The first trimester (0 to 13 weeks) brings nausea and fatigue. Severe biological and musculoskeletal alterations take place in the body. Yoga experts advise that one must be extremely cautious while practising yoga in this trimester as a wrong posture can obstruct the implantation of the foetus and placenta.

The following asanas are ideal for this trimester:

  • Marjariasana (cat stretch): Stretches the neck and shoulders, lessening body stiffness and keeps the spine flexible because the back has to support more body weight as the pregnancy advances.
  • Konasana (standing sideways bending the arm): Keeps the spine flexible and helps alleviate constipation, a common symptom of pregnancy.
  • Badhakonasana (butterfly pose): Improves flexibility in the hip and groin region, stretches the thighs and knees, relieving pain, alleviates fatigue and helps facilitate smooth delivery when practised until late pregnancy.
  • Yoga nidra (yogic sleep): Reduces tension and anxiety, helps regulate blood pressure and relaxes every cell in the body.

During the second trimester (14 to 28 weeks), the volume of blood in the body expands 50-60% to support the foetus and placenta, the blood circulates faster, the rate of metabolism increases and heart rate rises. The body’s sugar gets used up faster and important reserves are used to support the placenta and foetus.
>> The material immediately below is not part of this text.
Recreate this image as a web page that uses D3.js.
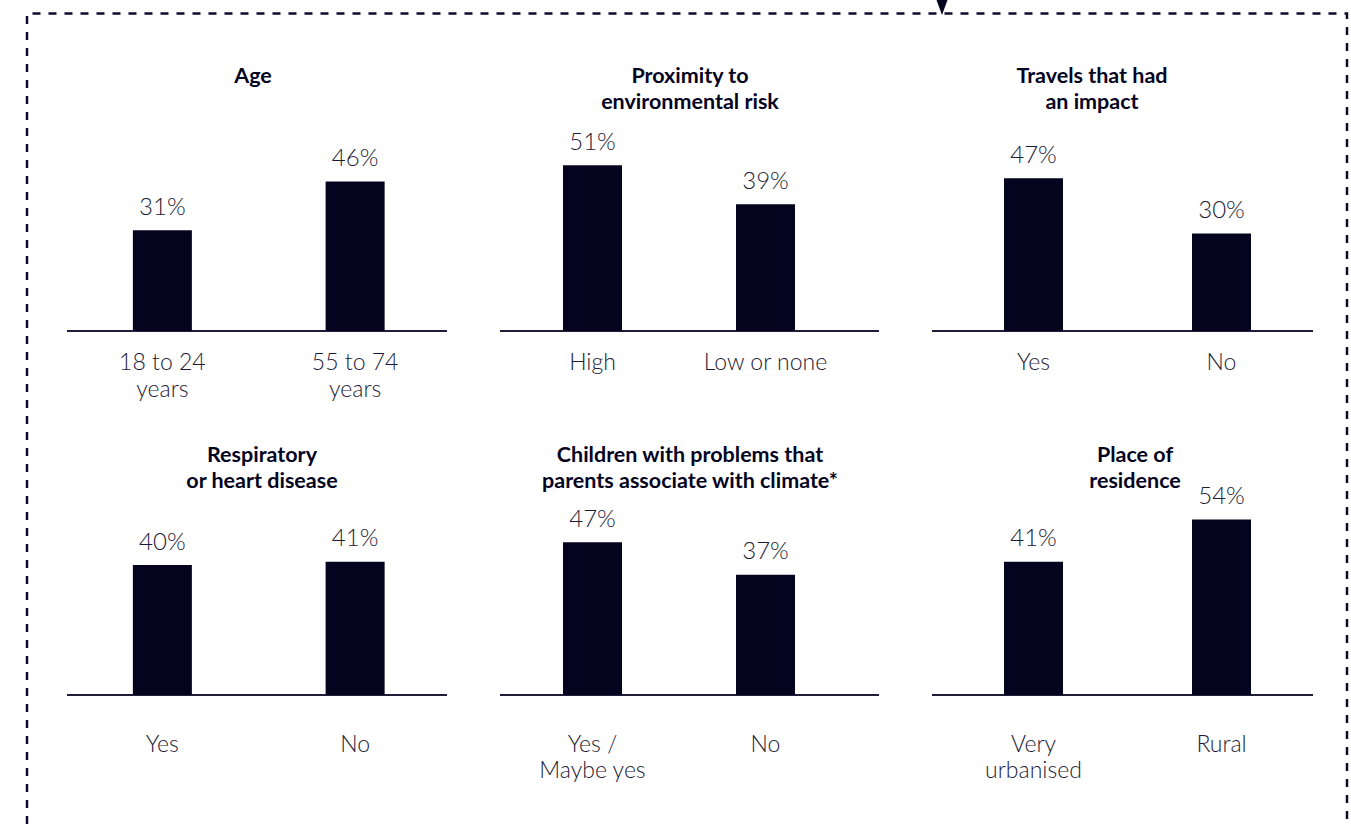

The following asanas are beneficial during this trimester:

  • Vajrasana (diamond pose) –Enhances digestion and can be done directly after meal. It also helps strengthen the pelvic muscles and assist women in labour too.
  • Kati chakrasana (spinal twist pose) – Relieves physical and mental tension and tones waist, hip and back.
  • Tadasana (mountain pose) – Helps stretch and loosen the entire spine and also helps in developing mental and physical balance.
  • Uthanasana (standing forward fold)– Strengthens muscles of uterus, thighs, back and ankles.

By the third trimester (29 to 40 weeks), the body has already undergone drastic physical and biological changes and also the movement of the baby is strong now. The protruding belly and additional weight are likely to challenge one’s balance. Simple balancing postures can make women feel lighter and more aligned. It is advisable to practise yoga with a prenatal teacher at this stage. If you ever feel uncomfortable doing any posture, stop.
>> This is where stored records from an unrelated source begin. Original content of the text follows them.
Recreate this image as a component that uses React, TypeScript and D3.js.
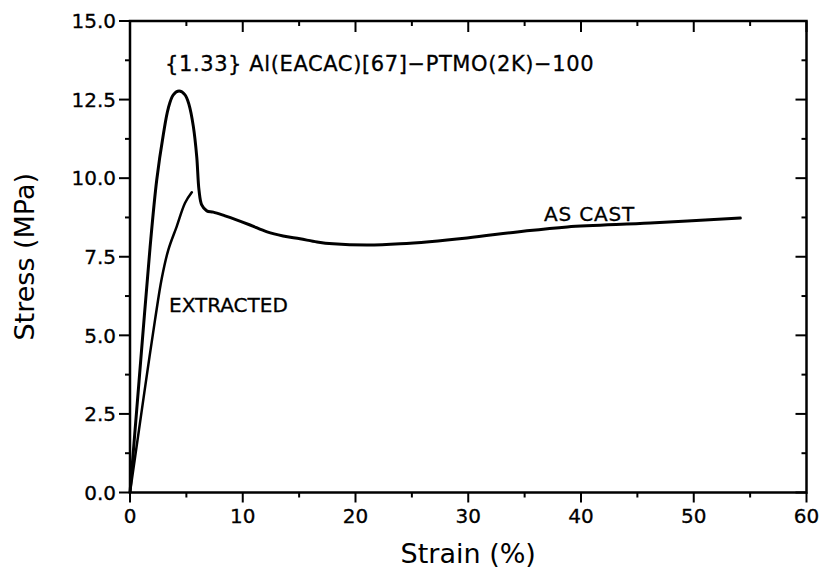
import React from "react";
import * as d3 from "d3";

// AS CAST curve (strain %, stress MPa)
const asCastStrain = [0, 0.6, 1.2, 1.78, 2.37, 2.96, 3.4, 3.84, 4.35, 4.88, 5.24, 5.62, 5.92, 6.12, 6.36, 6.81, 7.39, 8.43, 9.32, 10.65, 12.16, 13.58, 15.08, 16.59, 18.01, 21.03, 23.96, 29.9, 34.34, 38.78, 46.14, 54.13];
const asCastStress = [0, 2.65, 5.3, 7.8, 9.94, 11.4, 12.23, 12.65, 12.77, 12.65, 12.33, 11.64, 10.68, 9.62, 9.15, 8.96, 8.92, 8.8, 8.69, 8.51, 8.29, 8.16, 8.07, 7.97, 7.91, 7.87, 7.91, 8.1, 8.29, 8.45, 8.57, 8.73];

// EXTRACTED curve
const extractedStrain = [0, 0.8, 1.5, 2.22, 2.81, 3.4, 4.14, 4.88, 5.48];
const extractedStress = [0, 2.0, 3.75, 5.49, 6.8, 7.72, 8.46, 9.21, 9.55];

const xTickValues = [0, 10, 20, 30, 40, 50, 60];
const xTickLabels = ["0", "10", "20", "30", "40", "50", "60"];
const xMinorValues = [5, 15, 25, 35, 45, 55];
const yTickValues = [0, 2.5, 5, 7.5, 10, 12.5, 15];
const yTickLabels = ["0.0", "2.5", "5.0", "7.5", "10.0", "12.5", "15.0"];
const yMinorValues = [1.25, 3.75, 6.25, 8.75, 11.25, 13.75];

const titleText = "{1.33} Al(EACAC)[67]\u2212PTMO(2K)\u2212100";
const asCastLabel = "AS CAST";
const extractedLabel = "EXTRACTED";
const xAxisTitle = "Strain (%)";
const yAxisTitle = "Stress (MPa)";

export default function App() {
  const W = 821;
  const H = 575;
  const left = 130, right = 806.5, top = 21, bottom = 492.5;
  const x = d3.scaleLinear().domain([0, 60]).range([left, right]);
  const y = d3.scaleLinear().domain([0, 15]).range([bottom, top]);
  const font = "DejaVu Sans, Verdana, sans-serif";

  const line = d3
    .line<[number, number]>()
    .x((d) => x(d[0]))
    .y((d) => y(d[1]))
    .curve(d3.curveCatmullRom.alpha(0.5));

  const asCast = asCastStrain.map((s, i) => [s, asCastStress[i]] as [number, number]);
  const extracted = extractedStrain.map((s, i) => [s, extractedStress[i]] as [number, number]);

  return (
    <svg width={W} height={H} style={{ position: "absolute", left: 0, top: 0, background: "#fff" }} fontFamily={font}>
      <rect x={0} y={0} width={W} height={H} fill="#fff" />
      {/* frame */}
      <rect x={left} y={top} width={right - left} height={bottom - top} fill="none" stroke="#000" strokeWidth={2.5} />
      {/* left ticks (outward) */}
      {yTickValues.map((v) => (
        <line key={"yl" + v} x1={left - 11} x2={left} y1={y(v)} y2={y(v)} stroke="#000" strokeWidth={2} />
      ))}
      {yMinorValues.map((v) => (
        <line key={"ylm" + v} x1={left - 5} x2={left} y1={y(v)} y2={y(v)} stroke="#000" strokeWidth={2} />
      ))}
      {/* right ticks (inward) */}
      {yTickValues.map((v) => (
        <line key={"yr" + v} x1={right - 11} x2={right} y1={y(v)} y2={y(v)} stroke="#000" strokeWidth={2} />
      ))}
      {yMinorValues.map((v) => (
        <line key={"yrm" + v} x1={right - 5} x2={right} y1={y(v)} y2={y(v)} stroke="#000" strokeWidth={2} />
      ))}
      {/* bottom ticks (outward) */}
      {xTickValues.map((v) => (
        <line key={"xb" + v} x1={x(v)} x2={x(v)} y1={bottom} y2={bottom + 10} stroke="#000" strokeWidth={2} />
      ))}
      {xMinorValues.map((v) => (
        <line key={"xbm" + v} x1={x(v)} x2={x(v)} y1={bottom} y2={bottom + 5} stroke="#000" strokeWidth={2} />
      ))}
      {/* top ticks (inward) */}
      {xTickValues.map((v) => (
        <line key={"xt" + v} x1={x(v)} x2={x(v)} y1={top} y2={top + 11} stroke="#000" strokeWidth={2} />
      ))}
      {xMinorValues.map((v) => (
        <line key={"xtm" + v} x1={x(v)} x2={x(v)} y1={top} y2={top + 5} stroke="#000" strokeWidth={2} />
      ))}
      {/* tick labels */}
      {yTickValues.map((v, i) => (
        <text key={"ytl" + v} x={116} y={y(v)} dy="0.36em" textAnchor="end" fontSize={20} fill="#000" stroke="#000" strokeWidth={0.3}>
          {yTickLabels[i]}
        </text>
      ))}
      {xTickValues.map((v, i) => (
        <text key={"xtl" + v} x={x(v)} y={523} textAnchor="middle" fontSize={20} fill="#000" stroke="#000" strokeWidth={0.3}>
          {xTickLabels[i]}
        </text>
      ))}
      {/* axis titles */}
      <text x={(left + right) / 2} y={563} textAnchor="middle" fontSize={27} fill="#000">
        {xAxisTitle}
      </text>
      <text
        transform={`translate(${34},${(top + bottom) / 2}) rotate(-90)`}
        textAnchor="middle"
        fontSize={27}
        fill="#000"
      >
        {yAxisTitle}
      </text>
      {/* curves */}
      <path d={line(asCast) || ""} fill="none" stroke="#000" strokeWidth={3} strokeLinejoin="round" strokeLinecap="round" />
      <path d={line(extracted) || ""} fill="none" stroke="#000" strokeWidth={2.5} strokeLinejoin="round" strokeLinecap="round" />
      {/* annotations */}
      <text x={165} y={71} fontSize={21} letterSpacing={0.6} fill="#000" stroke="#000" strokeWidth={0.3}>
        {titleText}
      </text>
      <text x={544} y={221} fontSize={20} letterSpacing={0.8} fill="#000" stroke="#000" strokeWidth={0.3}>
        {asCastLabel}
      </text>
      <text x={169} y={312} fontSize={20} fill="#000" stroke="#000" strokeWidth={0.3}>
        {extractedLabel}
      </text>
    </svg>
  );
}
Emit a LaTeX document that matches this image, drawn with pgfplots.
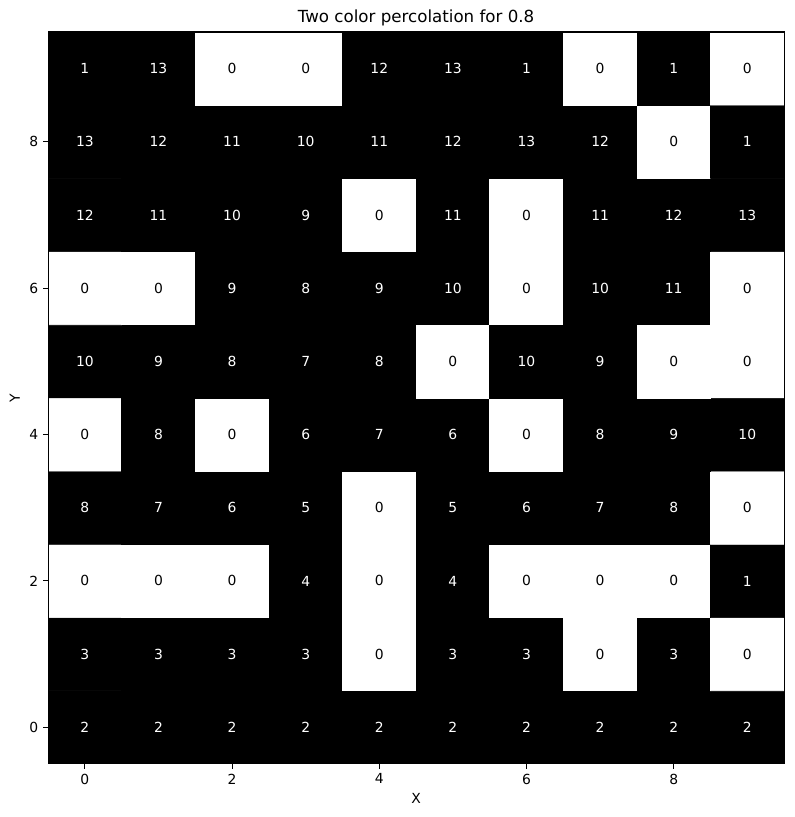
\documentclass[border=0pt]{standalone}
\usepackage{fontspec}
\setmainfont{DejaVu Sans}
\usepackage{pgfplots}
\usepackage{pgfplotstable}
\pgfplotsset{compat=1.18}
\pgfplotstableread{
x y z
0 0 2
1 0 2
2 0 2
3 0 2
4 0 2
5 0 2
6 0 2
7 0 2
8 0 2
9 0 2
0 1 3
1 1 3
2 1 3
3 1 3
4 1 0
5 1 3
6 1 3
7 1 0
8 1 3
9 1 0
0 2 0
1 2 0
2 2 0
3 2 4
4 2 0
5 2 4
6 2 0
7 2 0
8 2 0
9 2 1
0 3 8
1 3 7
2 3 6
3 3 5
4 3 0
5 3 5
6 3 6
7 3 7
8 3 8
9 3 0
0 4 0
1 4 8
2 4 0
3 4 6
4 4 7
5 4 6
6 4 0
7 4 8
8 4 9
9 4 10
0 5 10
1 5 9
2 5 8
3 5 7
4 5 8
5 5 0
6 5 10
7 5 9
8 5 0
9 5 0
0 6 0
1 6 0
2 6 9
3 6 8
4 6 9
5 6 10
6 6 0
7 6 10
8 6 11
9 6 0
0 7 12
1 7 11
2 7 10
3 7 9
4 7 0
5 7 11
6 7 0
7 7 11
8 7 12
9 7 13
0 8 13
1 8 12
2 8 11
3 8 10
4 8 11
5 8 12
6 8 13
7 8 12
8 8 0
9 8 1
0 9 1
1 9 13
2 9 0
3 9 0
4 9 12
5 9 13
6 9 1
7 9 0
8 9 1
9 9 0
}\grid
\begin{document}
\begin{tikzpicture}
\begin{axis}[
  at={(0,0)}, anchor=south west,
  scale only axis, width=529.9pt, height=527pt,
  xmin=-0.5, xmax=9.5, ymin=-0.5, ymax=9.5,
  xtick={0,2,4,6,8}, ytick={0,2,4,6,8},
  tick align=outside, tick pos=left,
  major tick length=3.5pt,
  every tick/.style={black, line width=0.8pt},
  axis line style={line width=0.8pt},
  tick label style={font=\fontsize{10}{12}\selectfont},
  /pgf/number format/assume math mode=true,
  xlabel={X}, ylabel={Y},
  label style={font=\fontsize{10}{12}\selectfont},
  title={Two color percolation for 0.8},
  title style={font=\fontsize{12}{14}\selectfont, yshift=-5.5pt},
  colormap={bw}{color=(white) color=(black)},
  point meta min=0, point meta max=1,
  axis on top,
  unbounded coords=discard,
]
\addplot[matrix plot*, mesh/cols=10, point meta=explicit] table[x=x, y=y, meta=z] {\grid};
\addplot[only marks, mark=none, nodes near coords={\pgfmathprintnumber{\pgfplotspointmeta}},
  point meta=explicit,
  every node near coord/.style={anchor=center, text=black, font=\fontsize{10}{12}\selectfont}]
  table[x=x, y expr={\thisrow{z}==0 ? \thisrow{y} : nan}, meta=z] {\grid};
\addplot[only marks, mark=none, nodes near coords={\pgfmathprintnumber{\pgfplotspointmeta}},
  point meta=explicit,
  every node near coord/.style={anchor=center, text=white, font=\fontsize{10}{12}\selectfont}]
  table[x=x, y expr={\thisrow{z}==0 ? nan : \thisrow{y}}, meta=z] {\grid};
\end{axis}
\pgfresetboundingbox
\path[use as bounding box] (-34.6pt,-38.2pt) rectangle (537.1pt,550pt);
\end{tikzpicture}
\end{document}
Basic balancing postures like utthita trikonasana (extended triangle pose), utthita parsvakonasana (extended side angle pose), virabhadrasana (hero pose) and vriksasana (tree pose) are ideal for building strength in the legs, for proper alignment in the spine and for easing blood circulation.

According to a review of recent research studies, prenatal yoga drastically lowers the chances of pregnancy complications, stress levels and pain, and possibly even the risk of the baby being small for her gestational age.